The aesthetic of Ball's poems and costumes was always secondary to the essential ideas they conveyed. The visual artists in the movement, like Ball, embraced the use of unconventional materials like cardboard from which he constructed his outrageous costume for his performance of Karawane. "For us," he wrote, "art is not an end in itself, but it is an opportunity for the true perception and criticism of the times we live in." Thus, a hastily fabricated cardboard costume in which he resembled an eccentric cleric while reciting a provocatively nonsensical sound poem - and the poem itself - were vehicles for achieving a larger aim: to dismantle language, particularly as it pertained to imperialism, patriotism, and war.

Most Important Art

Hugo Ball Famous Art

The Cabaret Voltaire, Zurich, Switzerland (1916)

Hugo Ball met cabaret singer, Emmy Hennings in Munich in the middle of 1915. Together they fled to Zurich to avoid the turmoil of war. In February 1916, the couple opened the Cabaret Voltaire where Dada was born. There Ball organized and promoted Dada events, including performances in which he participated - most often reciting his sound poems. Other founding members of the original Zurich group were Tristan Tzara, Richard Huelsenbeck, Marcel Janco, Sophie Tauber, and Hans Arp.

Technically a nightclub, the Cabaret Voltaire was a lively hub where the artistic and political activity of the anarchic Dada movement could be freely undertaken.
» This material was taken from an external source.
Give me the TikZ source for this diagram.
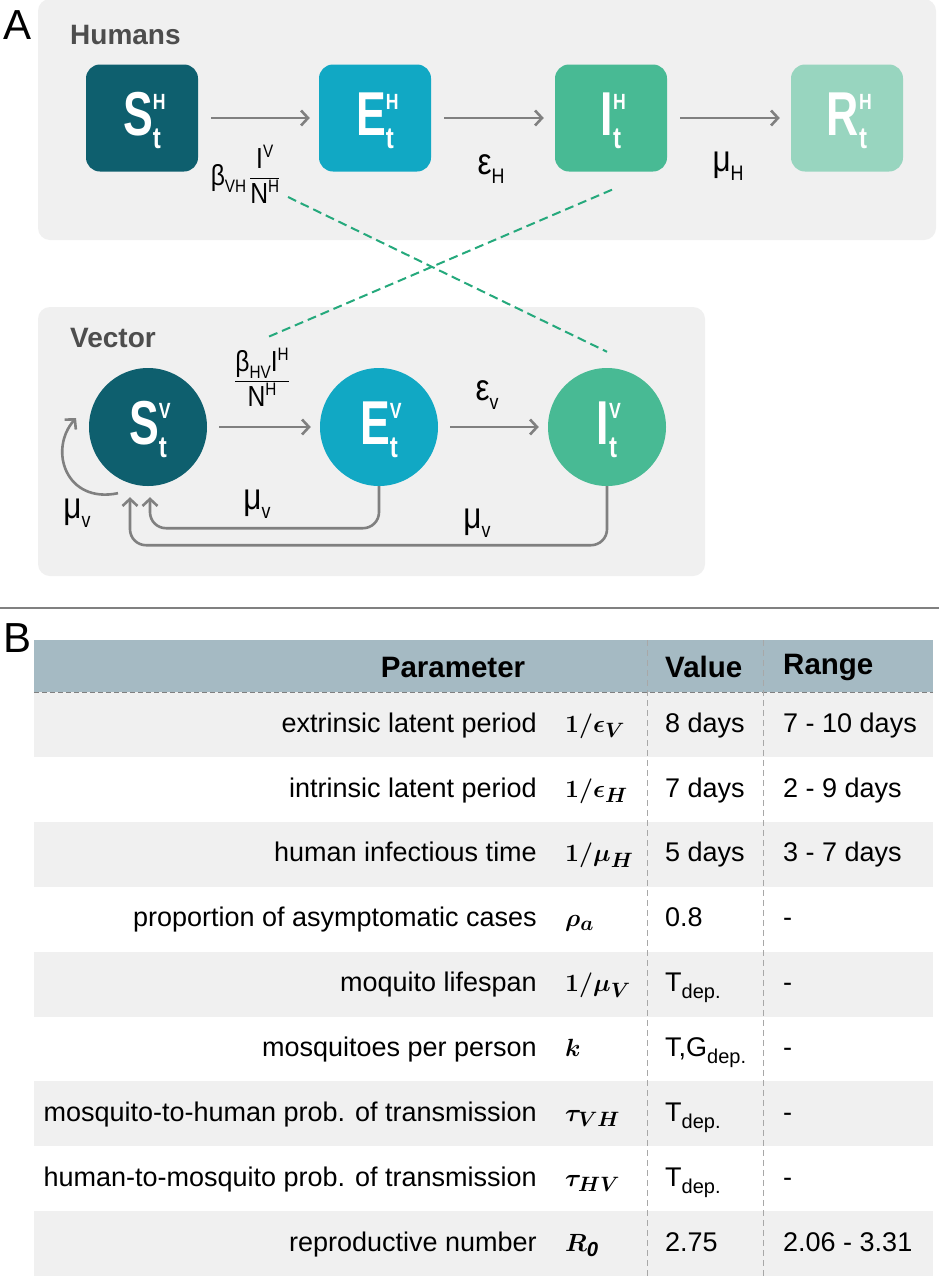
\documentclass[tikz,border=0pt]{standalone}
\usepackage{amsmath}
\usepackage{fontspec}
\setmainfont{Liberation Sans}
\usepackage{graphicx}
\usetikzlibrary{arrows.meta,calc}
\definecolor{cS}{HTML}{0E5F6E}
\definecolor{cE}{HTML}{11A8C4}
\definecolor{cI}{HTML}{48BA94}
\definecolor{cR}{HTML}{98D5BF}
\definecolor{panel}{HTML}{F0F0F0}
\definecolor{arr}{HTML}{808080}
\definecolor{dsh}{HTML}{25A97C}
\definecolor{hdr}{HTML}{A5BAC3}
\definecolor{titl}{HTML}{4D4D4D}
\definecolor{tline}{HTML}{A8A8A8}
\newcommand{\cmp}[2]{\scalebox{0.72}[1]{\fontsize{62}{62}\selectfont\bfseries #1}\rlap{\raisebox{26pt}{\scalebox{0.8}[1]{\fontsize{22}{22}\selectfont\bfseries #2}}}\raisebox{-13pt}{\scalebox{0.8}[1]{\fontsize{30}{30}\selectfont\bfseries t}}}
\newcommand{\lb}[1]{\scalebox{0.85}[1]{#1}}
\newcommand{\sbs}[1]{\raisebox{-7pt}{\fontsize{18}{18}\selectfont #1}}
\newcommand{\sps}[1]{\raisebox{11pt}{\fontsize{18}{18}\selectfont #1}}
\newcommand{\gsb}[1]{\raisebox{-9pt}{\fontsize{21}{21}\selectfont #1}}
\newcommand{\fr}[2]{{\setlength{\arrayrulewidth}{1.3pt}\renewcommand{\arraystretch}{1.0}\begin{tabular}[c]{@{}c@{}}#1\\\hline\rule{0pt}{24pt}#2\end{tabular}}}
\newcommand{\dep}{\raisebox{-7pt}{\fontsize{20}{20}\selectfont dep.}}
\tikzset{
  hbox/.style={rectangle, rounded corners=14pt, minimum width=112pt, minimum height=107pt, inner sep=0pt, text=white, text height=44pt, text depth=10pt},
  vcirc/.style={circle, minimum size=118pt, inner sep=0pt, text=white, text height=44pt, text depth=10pt},
  flow/.style={draw=arr, line width=2.6pt, -{Straight Barb[length=7pt,width=15pt]}},
  link/.style={draw=dsh, line width=2pt, dash pattern=on 9pt off 5pt},
  pnl/.style={fill=panel, rounded corners=12pt},
  lbl/.style={inner sep=0pt, font=\fontsize{29}{31}\selectfont},
  glbl/.style={inner sep=0pt, font=\fontsize{37}{39}\selectfont},
  ttl/.style={inner sep=0pt, font=\fontsize{28}{30}\selectfont\bfseries, text=titl},
  big/.style={inner sep=0pt, font=\fontsize{42}{44}\selectfont},
  tx/.style={inner sep=0pt, font=\fontsize{27}{29}\selectfont},
  sym/.style={inner sep=0pt, font=\fontsize{29}{31}\selectfont\boldmath},
  hd/.style={inner sep=0pt, font=\fontsize{29.5}{31}\selectfont\bfseries},
  tdash/.style={draw=tline, line width=1pt, dash pattern=on 6pt off 4pt},
}
\begin{document}
\begin{tikzpicture}[x=1pt,y=-1pt]
\useasboundingbox (0,0) rectangle (939,1280);
\fill[white] (0,0) rectangle (939,1280);

% ---------- Panel A ----------
\node[big] (labA) at (18,25) {A};
\fill[pnl] (38,-1) rectangle (936,240);
\node[ttl, anchor=west] (tH) at (70,35) {Humans};

\node[hbox, fill=cS] (SH) at (142,118) {\cmp{S}{H}};
\node[hbox, fill=cE] (EH) at (375,118) {\cmp{E}{H}};
\node[hbox, fill=cI] (IH) at (611,118) {\cmp{I}{H}};
\node[hbox, fill=cR] (RH) at (847,118) {\cmp{R}{H}};

\draw[flow, shorten <=13pt, shorten >=9pt] (SH) -- (EH);
\draw[flow, shorten <=13pt, shorten >=11pt] (EH) -- (IH);
\draw[flow, shorten <=13pt, shorten >=11pt] (IH) -- (RH);

\node[lbl] (lVH) at (245,179) {\lb{β\sbs{VH}\,\fr{I\sps{V}}{N\sps{H}}}};
\node[glbl] (lEH) at (491,169) {\lb{ε\gsb{H}}};
\node[glbl] (lMH) at (728,166) {\lb{μ\gsb{H}}};

\fill[pnl] (38,307) rectangle (705,576);
\node[ttl, anchor=west] (tV) at (70,338) {Vector};

\node[vcirc, fill=cS] (SV) at (148,427) {\cmp{S}{V}};
\node[vcirc, fill=cE] (EV) at (379,427) {\cmp{E}{V}};
\node[vcirc, fill=cI] (IV) at (607,427) {\cmp{I}{V}};

\draw[flow, shorten <=12pt, shorten >=9pt] (SV) -- (EV);
\draw[flow, shorten <=12pt, shorten >=9pt] (EV) -- (IV);

\node[lbl] (lHV) at (262,382) {\lb{\fr{β\sbs{HV}I\sps{H}}{N\sps{H}}}};
\node[glbl] (lEV) at (487,395) {\lb{ε\gsb{v}}};
\node[glbl] (lM1) at (77,513) {\lb{μ\gsb{v}}};
\node[glbl] (lM2) at (257,504) {\lb{μ\gsb{v}}};
\node[glbl] (lM3) at (477,523) {\lb{μ\gsb{v}}};

\draw[flow] ($(SV.south)+(-30,7)$) .. controls (66,504) and (48,450) .. (76,418);
\draw[flow, rounded corners=16pt] (EV.south) -- ++(0,42) -| ($(SV.south)+(2,11)$);
\draw[flow, rounded corners=16pt] (IV.south) -- ++(0,59) -| ($(SV.south)+(-18,11)$);

% dashed cross links
\coordinate (d1s) at (288,197);
\coordinate (d2e) at (268,337);
\draw[link] (d1s) -- ($(IV.north)+(0,-16)$);
\draw[link] ($(IH.south)+(1,18)$) -- (d2e);

% separator
\draw[draw=arr, line width=1.5pt] (0,608) -- (939,608);

% ---------- Panel B ----------
\node[big] (labB) at (18,638) {B};
\fill[hdr] (34,640) rectangle (933,692);
\foreach \k in {0,2,4,6,8} {
  \fill[panel] (34,{692+\k*64.9}) rectangle (933,{692+(\k+1)*64.9});
}
\draw[draw=arr, line width=1pt, dash pattern=on 5pt off 3pt] (34,692) -- (933,692);
\draw[tdash] (647,640) -- (647,1280);
\draw[tdash] (763,640) -- (763,1280);

\node[hd] (hP) at (453,667) {Parameter};
\node[hd, anchor=west] (hV) at (665,667) {Value};
\node[hd, anchor=west] (hR) at (783,667) {Range};

\foreach \p/\s/\v/\r [count=\i from 0] in {
  {extrinsic latent period}/{$1/\epsilon_{V}$}/{8 days}/{7 - 10 days},
  {intrinsic latent period}/{$1/\epsilon_{H}$}/{7 days}/{2 - 9 days},
  {human infectious time}/{$1/\mu_{H}$}/{5 days}/{3 - 7 days},
  {proportion of asymptomatic cases}/{$\rho_{a}$}/{0.8}/{-},
  {moquito lifespan}/{$1/\mu_{V}$}/{T\dep}/{-},
  {mosquitoes per person}/{$k$}/{T,G\dep}/{-},
  {mosquito-to-human prob. of transmission}/{$\tau_{VH}$}/{T\dep}/{-},
  {human-to-mosquito prob. of transmission}/{$\tau_{HV}$}/{T\dep}/{-},
  {reproductive number}/{$R_{\mathit{0}}$}/{2.75}/{2.06 - 3.31}} {
  \node[tx, anchor=mid east] (p\i) at (537,{697+(\i+0.5)*64.9}) {\p};
  \node[sym, anchor=mid west] (s\i) at (565,{697+(\i+0.5)*64.9}) {\s};
  \node[tx, anchor=mid west] (v\i) at (665,{697+(\i+0.5)*64.9}) {\v};
  \node[tx, anchor=mid west] (r\i) at (783,{697+(\i+0.5)*64.9}) {\r};
}
\end{tikzpicture}
\end{document}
It was, in essence, a living example of the Dada Manifesto, which Ball drafted and read aloud at the first public Dada soiree on July 14, 1916. As the leader of the group, Ball articulated their philosophy to destroy and clear away the refuse of "the rationalized language of modernity," which for them was emblematic of the "agony and death throes of [the] age."

Most often, the Cabaret Voltaire offered music, dance, and spoken word performances and the events could be quite raucous and chaotic with audience members just as often baffled as intellectually invigorated. The spectacle was intentionally brutal and perplexing as the artists attempted to mirror the turmoil of the day.
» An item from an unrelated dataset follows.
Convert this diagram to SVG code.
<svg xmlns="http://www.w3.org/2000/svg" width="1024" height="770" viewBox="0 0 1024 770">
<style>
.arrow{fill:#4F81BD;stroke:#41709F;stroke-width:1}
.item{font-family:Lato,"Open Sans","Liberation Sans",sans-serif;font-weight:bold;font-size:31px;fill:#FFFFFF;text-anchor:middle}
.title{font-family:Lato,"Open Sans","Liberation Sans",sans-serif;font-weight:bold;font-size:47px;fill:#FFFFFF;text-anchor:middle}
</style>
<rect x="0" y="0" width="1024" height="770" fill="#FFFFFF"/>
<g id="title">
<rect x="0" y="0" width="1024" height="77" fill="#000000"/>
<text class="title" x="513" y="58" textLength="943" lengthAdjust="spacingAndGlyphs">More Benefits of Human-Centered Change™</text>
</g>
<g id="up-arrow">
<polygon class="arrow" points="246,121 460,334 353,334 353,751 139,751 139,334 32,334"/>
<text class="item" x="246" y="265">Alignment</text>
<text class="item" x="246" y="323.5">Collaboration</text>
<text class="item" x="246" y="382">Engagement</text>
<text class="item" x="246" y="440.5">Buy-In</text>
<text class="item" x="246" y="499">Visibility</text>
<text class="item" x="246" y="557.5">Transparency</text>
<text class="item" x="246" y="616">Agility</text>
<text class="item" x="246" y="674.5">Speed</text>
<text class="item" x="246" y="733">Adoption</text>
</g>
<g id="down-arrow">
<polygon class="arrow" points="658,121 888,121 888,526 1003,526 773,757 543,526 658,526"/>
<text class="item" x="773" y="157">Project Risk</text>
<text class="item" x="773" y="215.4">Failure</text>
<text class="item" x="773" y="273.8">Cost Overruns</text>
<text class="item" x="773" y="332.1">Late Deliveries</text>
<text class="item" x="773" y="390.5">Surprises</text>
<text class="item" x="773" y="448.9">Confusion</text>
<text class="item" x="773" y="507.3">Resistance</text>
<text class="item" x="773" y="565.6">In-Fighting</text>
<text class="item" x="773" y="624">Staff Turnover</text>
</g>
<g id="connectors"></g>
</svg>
A site for radical artistic experimentation, the Cabaret Voltaire did not limit participation by non-Dada artists and avant-garde notables such as Filippo Tommaso Marinetti of the Italian Futurist group, Wassily Kandinsky, Giorgio di Chirico, and Paul Klee, among others, were contributors to the scene. German painter, Hans Richter, described the nightclub very imaginatively, writing: "The Cabaret Voltaire was a six-piece band. Each played his own instrument, i.e. himself." Arp described an average night at the gathering spot as "total pandemonium." He recalled, "The people around us are shouting, laughing, and gesticulating. Our replies are sighs of love, volleys of hiccups, poems, moos, and miaowing of medieval Brutists." Whether Tzara was writhing erotically to the music of Janco's invisible violin while Hennings performed acrobatics in the guise of the Madonna, an average night at the Cabaret Voltaire provided attendees and participants with an unforgettable experience.